The British pound inched away from its two-and-a-half-year low against the U.S. dollar on Tuesday after media reports that the new prime minister, Liz Truss, would announce a major plan to freeze energy bills for households to ease the cost of living crisis.

The pound reached $1.16 amid reports that widespread relief was being considered, before reversing most of its gain and trading at about $1.15 by late afternoon in London. A cap on household electricity and gas bills is set to rise next month, with the average bill increasing 80 percent to 3,549 pounds, from about £2,000, or $2,317.

The pound’s small reversal comes amid a long downward trend: This year, the British currency has dropped about 15 percent against the dollar as the country’s economic outlook has worsened with rising prices restraining consumer spending, normally a key driver of economic growth. The U.S. dollar has been strong against all major currencies this year, but there have been few things working in Britain’s favor in currency markets as the country has a double-digit inflation rate and growing predictions of a recession.

Even as the pound pushed higher on Tuesday, easing the threat it would hit lows last seen in 1985, there are questions about how Ms. Truss’s government will pay for the energy relief on top of other campaign commitments to cut taxes for workers and scrap a planned increase in corporation tax. Other expensive policies have been proposed including slashing V.A.T., a type of sales tax.

Kwasi Kwarteng, tipped to be the next chancellor of the Exchequer, recently said that the scale of the energy crisis meant there would be “some fiscal loosening,” presumably meaning additional borrowing, to pay for the support measures.

But Britain’s borrowing costs have risen sharply. One measure, the yield on 10-year government debt, is approaching 3 percent, the highest since early 2014.

These funding concerns, as investors wait to see what mix of borrowing and taxation will pay for the packages, will continue to weigh on British assets, analysts said.

The simultaneous decline in the pound and government bonds is “unusual,” Kamal Sharma, a strategist at Bank of America, wrote in a note on Tuesday. It could be linked to longer-term concerns about the pound, including a widening current-account deficit and potential strains on the government’s finances from plans for more stimulus, he wrote.

“The broader move in sterling highlights how confidence has unraveled,” Mr. Sharma wrote. He expected the pound to remain weak this year.

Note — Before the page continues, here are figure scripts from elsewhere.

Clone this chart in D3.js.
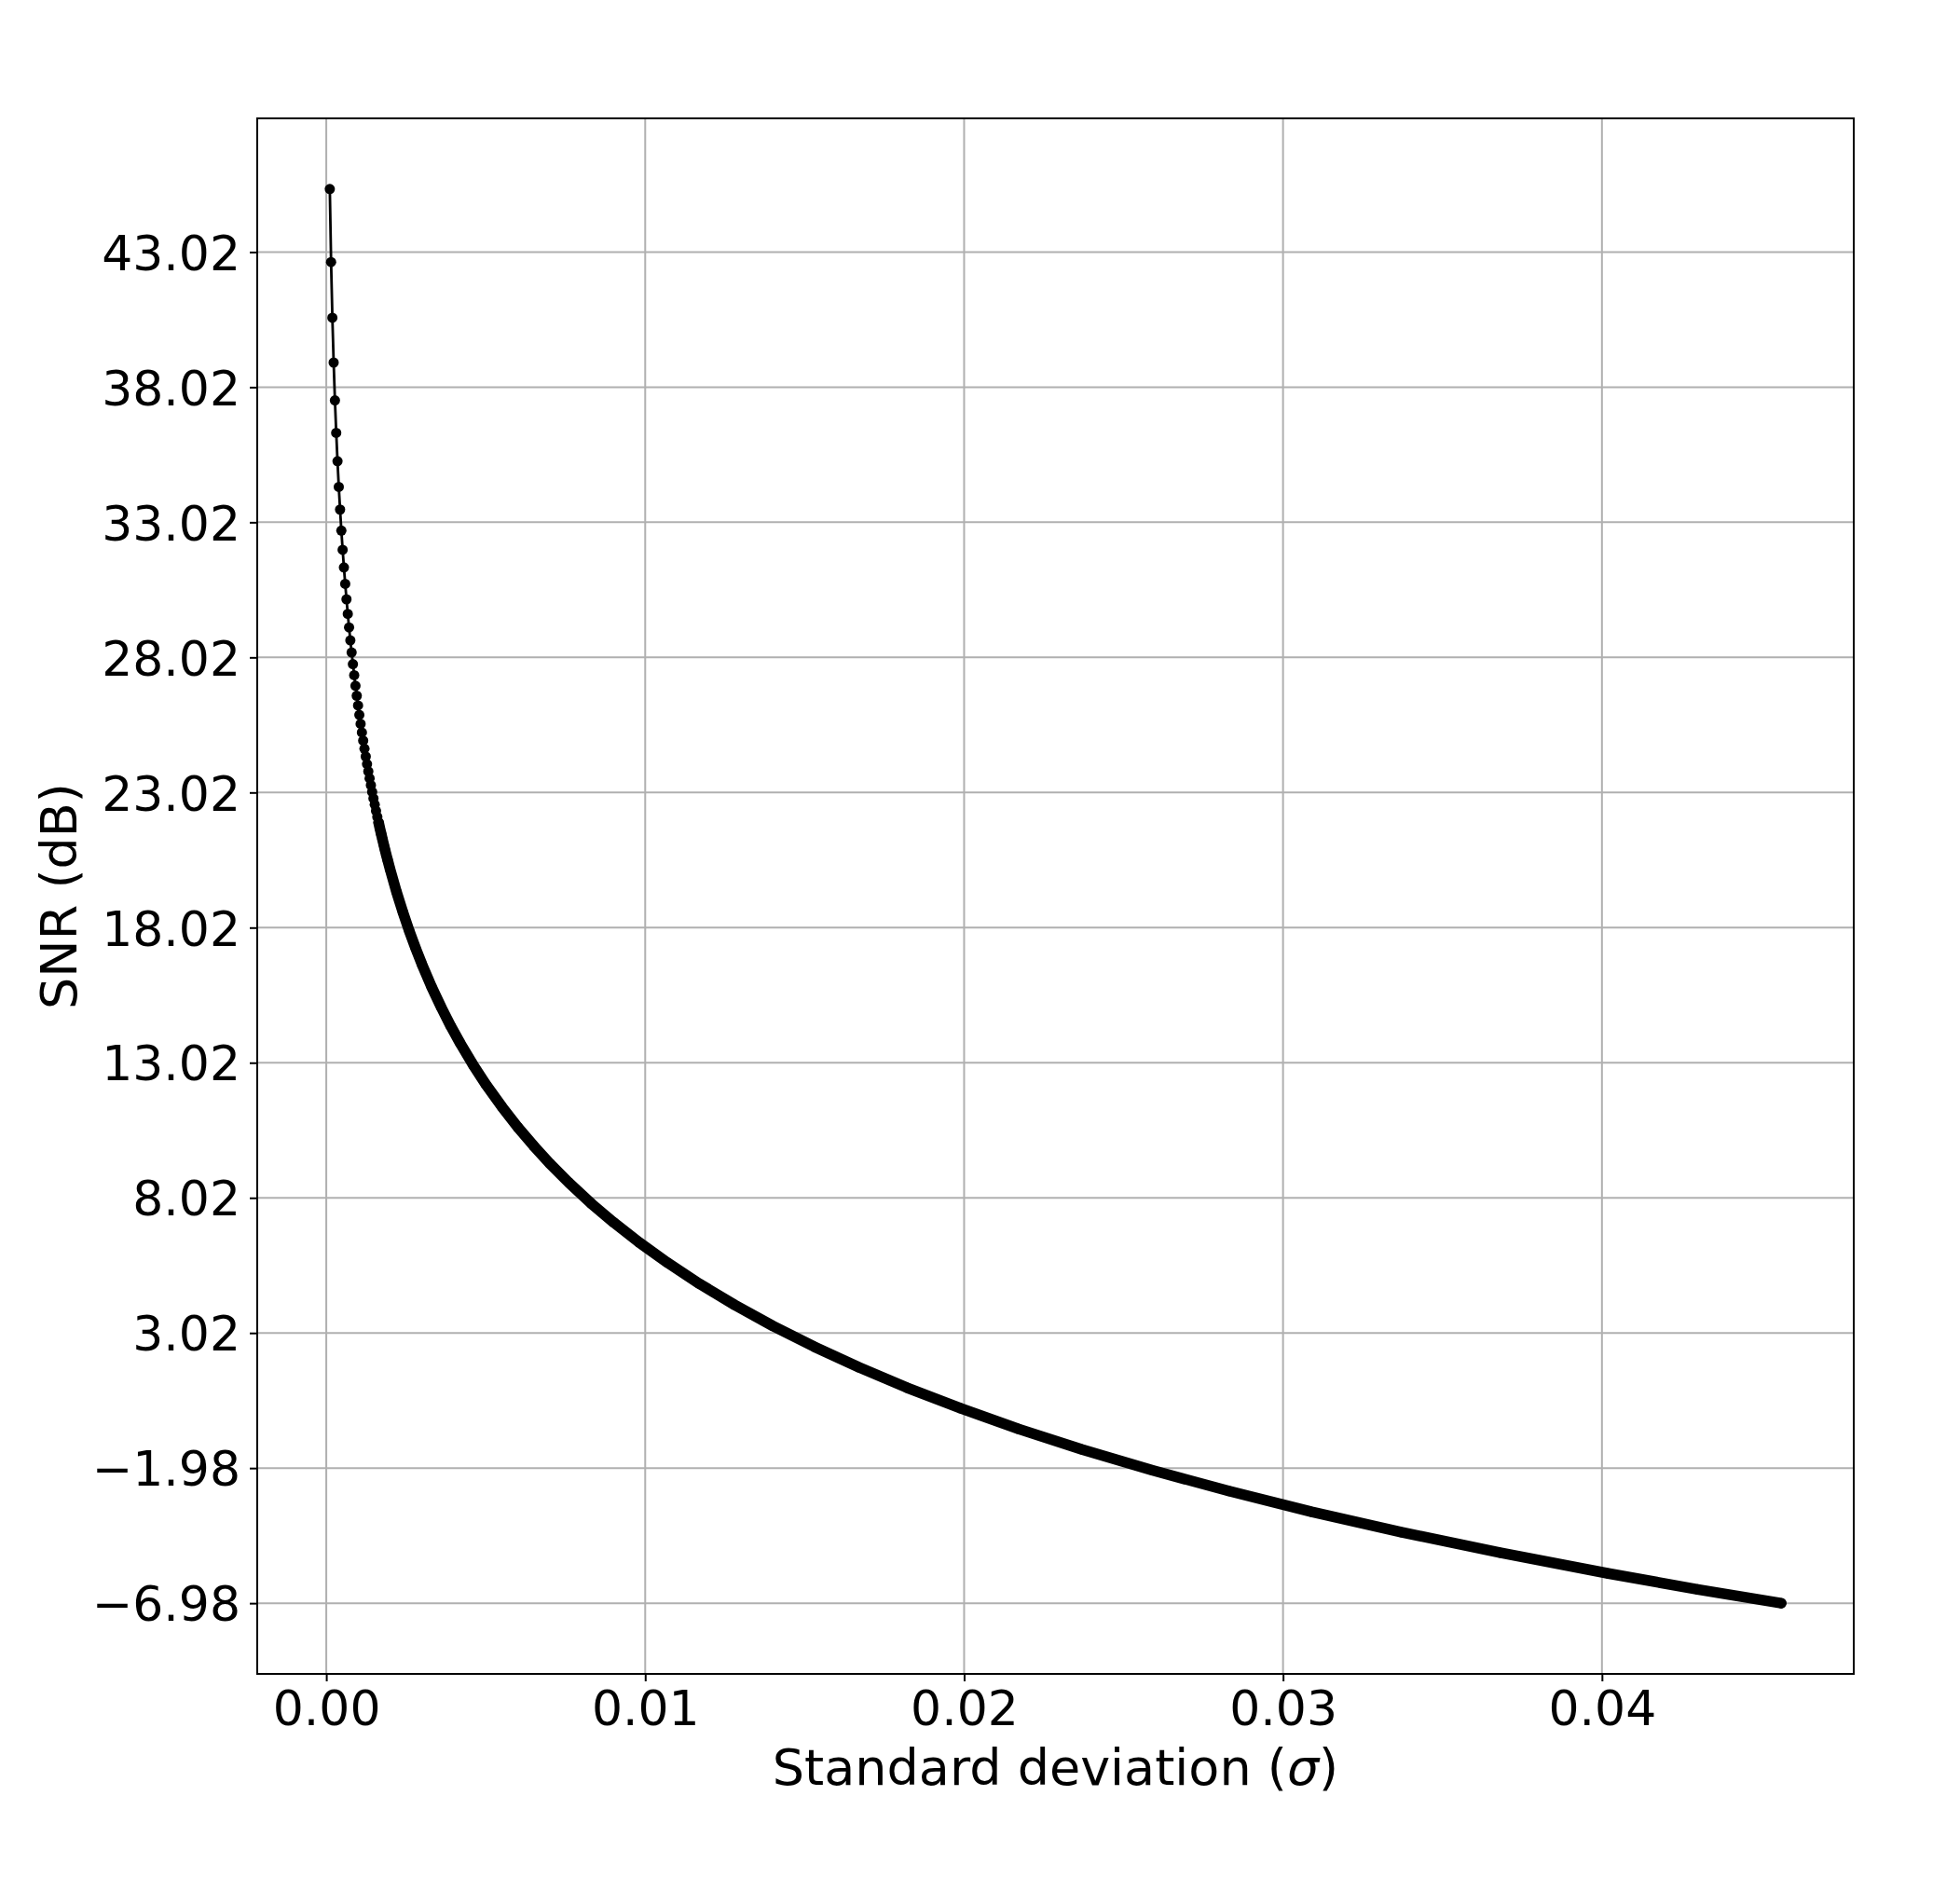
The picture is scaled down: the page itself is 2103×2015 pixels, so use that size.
<!DOCTYPE html>
<html>
<head>
<meta charset="utf-8">
<script src="https://cdn.jsdelivr.net/npm/d3@7"></script>
<style>
  body { margin: 0; background: #fff; }
  text { font-family: "DejaVu Sans", sans-serif; }
</style>
</head>
<body>
<div id="chart"></div>
<script>
// standard deviation of the added noise
const sigma = [
    0.0001103, 0.0001506, 0.0001908, 0.0002311, 0.0002714, 0.0003116, 0.0003519, 0.0003921, 0.0004324, 0.0004727,
    0.0005129, 0.0005532, 0.0005934, 0.0006337, 0.0006740, 0.0007142, 0.0007545, 0.0007947, 0.0008350, 0.0008753,
    0.0009155, 0.0009558, 0.0009960, 0.0010363, 0.0010765, 0.0011168, 0.0011571, 0.0011973, 0.0012376, 0.0012778,
    0.0013181, 0.0013583, 0.0013986, 0.0014389, 0.0014791, 0.0015194, 0.0015596, 0.0015999, 0.0016402, 0.0016804,
    0.0017207, 0.0017609, 0.0018012, 0.0018415, 0.0018817, 0.0019220,
    0.0020, 0.0022, 0.0024, 0.0026, 0.0028, 0.0030, 0.0033, 0.0036, 0.0039, 0.0042,
    0.0046, 0.0050, 0.0055, 0.0060, 0.0065, 0.0070, 0.0076, 0.0083, 0.0090, 0.0098,
    0.0107, 0.0117, 0.0128, 0.0140, 0.0153, 0.0167, 0.0182, 0.0199, 0.0217, 0.0237,
    0.0259, 0.0283, 0.0309, 0.0337, 0.0368, 0.0402, 0.0430, 0.04562
];

// SNR in dB for each sigma
const snr = [
    45.35, 42.65, 40.59, 38.93, 37.53, 36.33, 35.28, 34.33, 33.49, 32.71,
    32.00, 31.35, 30.74, 30.17, 29.63, 29.13, 28.65, 28.20, 27.77, 27.36,
    26.97, 26.60, 26.24, 25.89, 25.56, 25.24, 24.94, 24.64, 24.35, 24.07,
    23.80, 23.54, 23.29, 23.04, 22.80, 22.57, 22.34, 22.12, 21.91, 21.69,
    21.49, 21.29, 21.09, 20.90, 20.71, 20.53,
    20.18, 19.35, 18.60, 17.90, 17.26, 16.66, 15.83, 15.08, 14.38, 13.74,
    12.95, 12.22, 11.40, 10.64, 9.95, 9.30, 8.59, 7.82, 7.12, 6.38,
    5.62, 4.84, 4.06, 3.28, 2.51, 1.75, 1.00, 0.23, -0.53, -1.29,
    -2.06, -2.83, -3.60, -4.35, -5.11, -5.88, -6.47, -6.98
];

const xTicks = [0, 0.01, 0.02, 0.03, 0.04];
const yTicks = [-6.98, -1.98, 3.02, 8.02, 13.02, 18.02, 23.02, 28.02, 33.02, 38.02, 43.02];

// past this sigma the markers sit so close that they merge into one band
const denseFrom = 0.0016;

const fullWidth = 2103, fullHeight = 2015;
const margin = {top: 127, right: 114, bottom: 219, left: 276};
const width = fullWidth - margin.left - margin.right;
const height = fullHeight - margin.top - margin.bottom;

const data = sigma.map((s, i) => ({s: s, v: snr[i]}));

const svg = d3.select("#chart")
    .append("svg")
    .attr("width", fullWidth)
    .attr("height", fullHeight)
    .style("display", "block");

svg.append("rect")
    .attr("width", fullWidth)
    .attr("height", fullHeight)
    .attr("fill", "#fff");

const g = svg.append("g")
    .attr("transform", `translate(${margin.left},${margin.top})`);

// matplotlib-like 5% margins
const xExt = d3.extent(sigma), yExt = d3.extent(snr);
const xPad = (xExt[1] - xExt[0]) * 0.05, yPad = (yExt[1] - yExt[0]) * 0.05;

const x = d3.scaleLinear()
    .domain([xExt[0] - xPad, xExt[1] + xPad])
    .range([0, width]);

const y = d3.scaleLinear()
    .domain([yExt[0] - yPad, yExt[1] + yPad])
    .range([height, 0]);

// grid
g.append("g")
    .selectAll("line")
    .data(xTicks)
    .join("line")
    .attr("x1", d => x(d)).attr("x2", d => x(d))
    .attr("y1", 0).attr("y2", height)
    .attr("stroke", "#b0b0b0")
    .attr("stroke-width", 2);

g.append("g")
    .selectAll("line")
    .data(yTicks)
    .join("line")
    .attr("x1", 0).attr("x2", width)
    .attr("y1", d => y(d)).attr("y2", d => y(d))
    .attr("stroke", "#b0b0b0")
    .attr("stroke-width", 2);

// curve
const line = d3.line()
    .x(d => x(d.s))
    .y(d => y(d.v));

g.append("path")
    .datum(data.filter(d => d.s >= denseFrom))
    .attr("d", line)
    .attr("fill", "none")
    .attr("stroke", "#000")
    .attr("stroke-width", 11.5)
    .attr("stroke-linecap", "round")
    .attr("stroke-linejoin", "round");

g.append("path")
    .datum(data)
    .attr("d", line)
    .attr("fill", "none")
    .attr("stroke", "#000")
    .attr("stroke-width", 2.8);

g.append("g")
    .selectAll("circle")
    .data(data)
    .join("circle")
    .attr("cx", d => x(d.s))
    .attr("cy", d => y(d.v))
    .attr("r", 5.5)
    .attr("fill", "#000");

// axes
const xAxis = g.append("g")
    .attr("transform", `translate(0,${height})`)
    .call(d3.axisBottom(x)
        .tickValues(xTicks)
        .tickFormat(d3.format(".2f"))
        .tickSize(8)
        .tickPadding(10));

const yAxis = g.append("g")
    .call(d3.axisLeft(y)
        .tickValues(yTicks)
        .tickFormat(d3.format(".2f"))
        .tickSize(8)
        .tickPadding(10));

[xAxis, yAxis].forEach(ax => {
    ax.select(".domain").remove();
    ax.selectAll(".tick line").attr("stroke", "#000").attr("stroke-width", 2);
    ax.selectAll(".tick text")
        .attr("fill", "#000")
        .style("font-size", "52px")
        .style("font-family", "'DejaVu Sans', sans-serif");
});
yAxis.selectAll(".tick text").attr("dy", "0.36em");

// frame
g.append("rect")
    .attr("width", width)
    .attr("height", height)
    .attr("fill", "none")
    .attr("stroke", "#000")
    .attr("stroke-width", 2);

// labels
g.append("text")
    .attr("x", width / 2)
    .attr("y", height + 119)
    .attr("text-anchor", "middle")
    .style("font-size", "54px")
    .text("Standard deviation (")
    .append("tspan")
    .style("font-style", "italic")
    .text("σ")
    .select(function() { return this.parentNode; })
    .append("tspan")
    .text(")");

g.append("text")
    .attr("transform", `translate(${82 - margin.left},${height / 2}) rotate(-90)`)
    .attr("text-anchor", "middle")
    .style("font-size", "54px")
    .text("SNR (dB)");
</script>
</body>
</html>
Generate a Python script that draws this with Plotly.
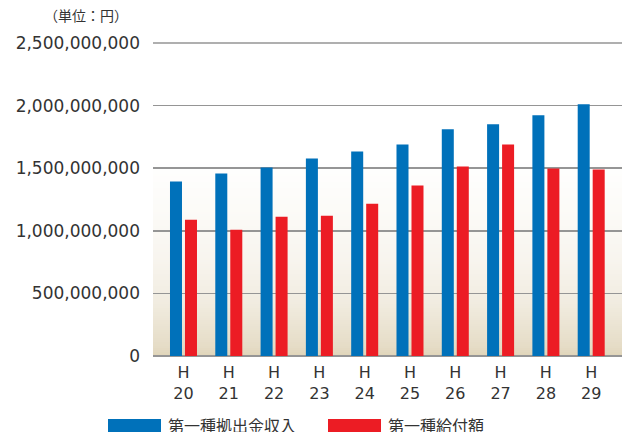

Shreyas Gopal, a strategist at Deutsche Bank, wrote in a note on Monday that “investor confidence cannot be taken for granted” considering the uncertainty of the global economic backdrop. If confidence falls further, there could be a currency crisis in which foreign investors refuse to fund Britain’s current account deficit, he added. “Poorly targeted and large-scale fiscal stimulus” could exacerbate the deficit, a key risk for the pound, he wrote in the note.